* AIM OF THE EXERCISE
Copy the data exactly as it appears, and do not include any pictures.
"""
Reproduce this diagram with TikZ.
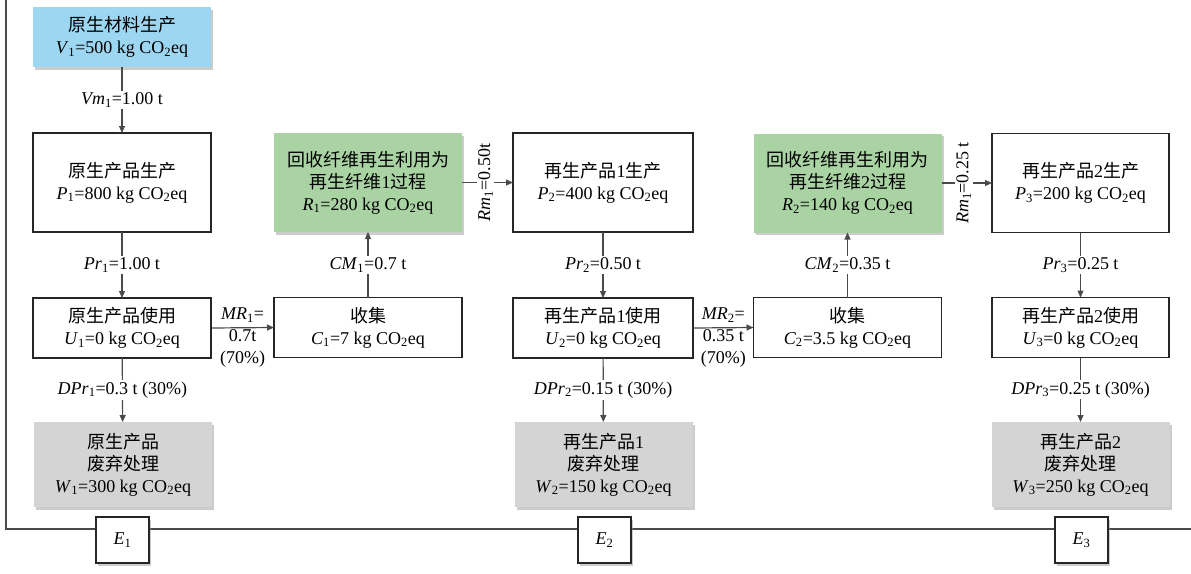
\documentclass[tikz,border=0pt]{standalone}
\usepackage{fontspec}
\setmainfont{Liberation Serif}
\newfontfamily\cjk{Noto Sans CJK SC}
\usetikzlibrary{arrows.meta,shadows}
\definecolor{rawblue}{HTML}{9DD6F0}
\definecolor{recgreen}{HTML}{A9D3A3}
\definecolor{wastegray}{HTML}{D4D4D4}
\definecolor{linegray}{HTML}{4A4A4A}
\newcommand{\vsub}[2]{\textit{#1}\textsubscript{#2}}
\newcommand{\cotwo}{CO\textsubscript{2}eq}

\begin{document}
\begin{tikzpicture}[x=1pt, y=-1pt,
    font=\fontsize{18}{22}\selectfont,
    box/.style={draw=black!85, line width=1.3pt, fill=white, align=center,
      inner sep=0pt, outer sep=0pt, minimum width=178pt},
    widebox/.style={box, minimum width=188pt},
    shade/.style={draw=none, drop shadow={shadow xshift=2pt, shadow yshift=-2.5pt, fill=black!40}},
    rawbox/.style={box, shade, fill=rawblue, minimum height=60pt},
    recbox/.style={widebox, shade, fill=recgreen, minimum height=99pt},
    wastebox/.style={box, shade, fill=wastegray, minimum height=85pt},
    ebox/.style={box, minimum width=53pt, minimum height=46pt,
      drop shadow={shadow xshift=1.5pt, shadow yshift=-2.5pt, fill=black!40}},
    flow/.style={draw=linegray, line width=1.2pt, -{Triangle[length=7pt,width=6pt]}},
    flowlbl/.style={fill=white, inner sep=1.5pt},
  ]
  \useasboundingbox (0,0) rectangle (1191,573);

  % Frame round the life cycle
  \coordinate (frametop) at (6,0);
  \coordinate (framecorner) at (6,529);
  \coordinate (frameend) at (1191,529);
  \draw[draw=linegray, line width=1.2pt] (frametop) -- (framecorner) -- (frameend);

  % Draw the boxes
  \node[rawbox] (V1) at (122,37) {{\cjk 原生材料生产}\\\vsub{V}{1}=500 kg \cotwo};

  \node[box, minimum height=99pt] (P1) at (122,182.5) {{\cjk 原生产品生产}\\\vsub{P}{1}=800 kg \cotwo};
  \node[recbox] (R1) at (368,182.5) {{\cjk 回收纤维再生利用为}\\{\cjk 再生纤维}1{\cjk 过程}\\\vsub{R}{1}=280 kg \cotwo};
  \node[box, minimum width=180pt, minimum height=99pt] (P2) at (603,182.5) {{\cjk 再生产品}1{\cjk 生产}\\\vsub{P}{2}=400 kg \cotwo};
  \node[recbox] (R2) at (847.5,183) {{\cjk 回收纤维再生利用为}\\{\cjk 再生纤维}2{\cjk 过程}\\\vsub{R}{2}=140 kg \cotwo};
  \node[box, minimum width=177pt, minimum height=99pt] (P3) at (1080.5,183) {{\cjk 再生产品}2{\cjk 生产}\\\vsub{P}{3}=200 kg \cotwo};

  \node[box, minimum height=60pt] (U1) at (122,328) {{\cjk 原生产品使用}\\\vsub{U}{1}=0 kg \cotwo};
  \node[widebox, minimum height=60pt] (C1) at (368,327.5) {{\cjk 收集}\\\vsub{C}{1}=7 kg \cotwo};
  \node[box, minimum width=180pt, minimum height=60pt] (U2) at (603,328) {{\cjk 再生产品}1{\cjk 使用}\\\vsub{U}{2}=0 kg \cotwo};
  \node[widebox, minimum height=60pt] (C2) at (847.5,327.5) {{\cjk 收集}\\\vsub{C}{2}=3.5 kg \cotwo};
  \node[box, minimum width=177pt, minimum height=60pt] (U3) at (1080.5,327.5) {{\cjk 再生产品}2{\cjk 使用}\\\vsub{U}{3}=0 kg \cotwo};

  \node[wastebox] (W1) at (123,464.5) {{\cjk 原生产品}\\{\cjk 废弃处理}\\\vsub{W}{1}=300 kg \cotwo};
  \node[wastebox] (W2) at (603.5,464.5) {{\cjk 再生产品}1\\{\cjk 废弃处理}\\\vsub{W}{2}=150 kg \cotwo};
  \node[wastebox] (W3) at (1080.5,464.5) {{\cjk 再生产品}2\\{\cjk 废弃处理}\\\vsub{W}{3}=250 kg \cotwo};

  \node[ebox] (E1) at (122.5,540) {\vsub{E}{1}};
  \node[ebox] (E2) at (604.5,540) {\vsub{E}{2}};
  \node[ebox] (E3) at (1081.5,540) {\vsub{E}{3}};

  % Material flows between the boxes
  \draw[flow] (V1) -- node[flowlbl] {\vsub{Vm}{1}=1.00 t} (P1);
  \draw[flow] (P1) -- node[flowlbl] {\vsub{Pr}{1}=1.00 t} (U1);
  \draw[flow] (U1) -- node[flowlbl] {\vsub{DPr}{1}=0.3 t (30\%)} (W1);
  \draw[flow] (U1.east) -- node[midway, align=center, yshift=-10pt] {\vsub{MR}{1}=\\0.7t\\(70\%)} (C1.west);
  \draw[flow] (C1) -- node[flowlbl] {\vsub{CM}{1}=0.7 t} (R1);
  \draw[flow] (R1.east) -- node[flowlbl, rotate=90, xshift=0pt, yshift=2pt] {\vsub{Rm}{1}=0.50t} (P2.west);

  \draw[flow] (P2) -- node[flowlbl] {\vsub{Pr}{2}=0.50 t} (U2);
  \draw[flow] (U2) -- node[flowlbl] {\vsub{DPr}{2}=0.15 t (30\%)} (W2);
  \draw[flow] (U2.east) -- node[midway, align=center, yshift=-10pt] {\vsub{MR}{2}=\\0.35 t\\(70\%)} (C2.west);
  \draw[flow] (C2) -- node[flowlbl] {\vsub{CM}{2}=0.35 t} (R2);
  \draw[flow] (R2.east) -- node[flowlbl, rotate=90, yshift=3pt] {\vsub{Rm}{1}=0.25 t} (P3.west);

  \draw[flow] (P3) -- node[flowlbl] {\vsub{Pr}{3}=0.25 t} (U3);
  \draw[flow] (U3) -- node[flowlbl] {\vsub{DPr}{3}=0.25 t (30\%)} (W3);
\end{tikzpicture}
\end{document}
"""
* EXPECTED OUTPUT
Reproduce this diagram with TikZ.
\documentclass[tikz,border=0pt]{standalone}
\usepackage{fontspec}
\setmainfont{Liberation Serif}
\newfontfamily\cjk{Noto Sans CJK SC}
\usetikzlibrary{arrows.meta,shadows}
\definecolor{rawblue}{HTML}{9DD6F0}
\definecolor{recgreen}{HTML}{A9D3A3}
\definecolor{wastegray}{HTML}{D4D4D4}
\definecolor{linegray}{HTML}{4A4A4A}
\newcommand{\vsub}[2]{\textit{#1}\textsubscript{#2}}
\newcommand{\cotwo}{CO\textsubscript{2}eq}

\begin{document}
\begin{tikzpicture}[x=1pt, y=-1pt,
    font=\fontsize{18}{22}\selectfont,
    box/.style={draw=black!85, line width=1.3pt, fill=white, align=center,
      inner sep=0pt, outer sep=0pt, minimum width=178pt},
    widebox/.style={box, minimum width=188pt},
    shade/.style={draw=none, drop shadow={shadow xshift=2pt, shadow yshift=-2.5pt, fill=black!40}},
    rawbox/.style={box, shade, fill=rawblue, minimum height=60pt},
    recbox/.style={widebox, shade, fill=recgreen, minimum height=99pt},
    wastebox/.style={box, shade, fill=wastegray, minimum height=85pt},
    ebox/.style={box, minimum width=53pt, minimum height=46pt,
      drop shadow={shadow xshift=1.5pt, shadow yshift=-2.5pt, fill=black!40}},
    flow/.style={draw=linegray, line width=1.2pt, -{Triangle[length=7pt,width=6pt]}},
    flowlbl/.style={fill=white, inner sep=1.5pt},
  ]
  \useasboundingbox (0,0) rectangle (1191,573);

  % Frame round the life cycle
  \coordinate (frametop) at (6,0);
  \coordinate (framecorner) at (6,529);
  \coordinate (frameend) at (1191,529);
  \draw[draw=linegray, line width=1.2pt] (frametop) -- (framecorner) -- (frameend);

  % Draw the boxes
  \node[rawbox] (V1) at (122,37) {{\cjk 原生材料生产}\\\vsub{V}{1}=500 kg \cotwo};

  \node[box, minimum height=99pt] (P1) at (122,182.5) {{\cjk 原生产品生产}\\\vsub{P}{1}=800 kg \cotwo};
  \node[recbox] (R1) at (368,182.5) {{\cjk 回收纤维再生利用为}\\{\cjk 再生纤维}1{\cjk 过程}\\\vsub{R}{1}=280 kg \cotwo};
  \node[box, minimum width=180pt, minimum height=99pt] (P2) at (603,182.5) {{\cjk 再生产品}1{\cjk 生产}\\\vsub{P}{2}=400 kg \cotwo};
  \node[recbox] (R2) at (847.5,183) {{\cjk 回收纤维再生利用为}\\{\cjk 再生纤维}2{\cjk 过程}\\\vsub{R}{2}=140 kg \cotwo};
  \node[box, minimum width=177pt, minimum height=99pt] (P3) at (1080.5,183) {{\cjk 再生产品}2{\cjk 生产}\\\vsub{P}{3}=200 kg \cotwo};

  \node[box, minimum height=60pt] (U1) at (122,328) {{\cjk 原生产品使用}\\\vsub{U}{1}=0 kg \cotwo};
  \node[widebox, minimum height=60pt] (C1) at (368,327.5) {{\cjk 收集}\\\vsub{C}{1}=7 kg \cotwo};
  \node[box, minimum width=180pt, minimum height=60pt] (U2) at (603,328) {{\cjk 再生产品}1{\cjk 使用}\\\vsub{U}{2}=0 kg \cotwo};
  \node[widebox, minimum height=60pt] (C2) at (847.5,327.5) {{\cjk 收集}\\\vsub{C}{2}=3.5 kg \cotwo};
  \node[box, minimum width=177pt, minimum height=60pt] (U3) at (1080.5,327.5) {{\cjk 再生产品}2{\cjk 使用}\\\vsub{U}{3}=0 kg \cotwo};

  \node[wastebox] (W1) at (123,464.5) {{\cjk 原生产品}\\{\cjk 废弃处理}\\\vsub{W}{1}=300 kg \cotwo};
  \node[wastebox] (W2) at (603.5,464.5) {{\cjk 再生产品}1\\{\cjk 废弃处理}\\\vsub{W}{2}=150 kg \cotwo};
  \node[wastebox] (W3) at (1080.5,464.5) {{\cjk 再生产品}2\\{\cjk 废弃处理}\\\vsub{W}{3}=250 kg \cotwo};

  \node[ebox] (E1) at (122.5,540) {\vsub{E}{1}};
  \node[ebox] (E2) at (604.5,540) {\vsub{E}{2}};
  \node[ebox] (E3) at (1081.5,540) {\vsub{E}{3}};

  % Material flows between the boxes
  \draw[flow] (V1) -- node[flowlbl] {\vsub{Vm}{1}=1.00 t} (P1);
  \draw[flow] (P1) -- node[flowlbl] {\vsub{Pr}{1}=1.00 t} (U1);
  \draw[flow] (U1) -- node[flowlbl] {\vsub{DPr}{1}=0.3 t (30\%)} (W1);
  \draw[flow] (U1.east) -- node[midway, align=center, yshift=-10pt] {\vsub{MR}{1}=\\0.7t\\(70\%)} (C1.west);
  \draw[flow] (C1) -- node[flowlbl] {\vsub{CM}{1}=0.7 t} (R1);
  \draw[flow] (R1.east) -- node[flowlbl, rotate=90, xshift=0pt, yshift=2pt] {\vsub{Rm}{1}=0.50t} (P2.west);

  \draw[flow] (P2) -- node[flowlbl] {\vsub{Pr}{2}=0.50 t} (U2);
  \draw[flow] (U2) -- node[flowlbl] {\vsub{DPr}{2}=0.15 t (30\%)} (W2);
  \draw[flow] (U2.east) -- node[midway, align=center, yshift=-10pt] {\vsub{MR}{2}=\\0.35 t\\(70\%)} (C2.west);
  \draw[flow] (C2) -- node[flowlbl] {\vsub{CM}{2}=0.35 t} (R2);
  \draw[flow] (R2.east) -- node[flowlbl, rotate=90, yshift=3pt] {\vsub{Rm}{1}=0.25 t} (P3.west);

  \draw[flow] (P3) -- node[flowlbl] {\vsub{Pr}{3}=0.25 t} (U3);
  \draw[flow] (U3) -- node[flowlbl] {\vsub{DPr}{3}=0.25 t (30\%)} (W3);
\end{tikzpicture}
\end{document}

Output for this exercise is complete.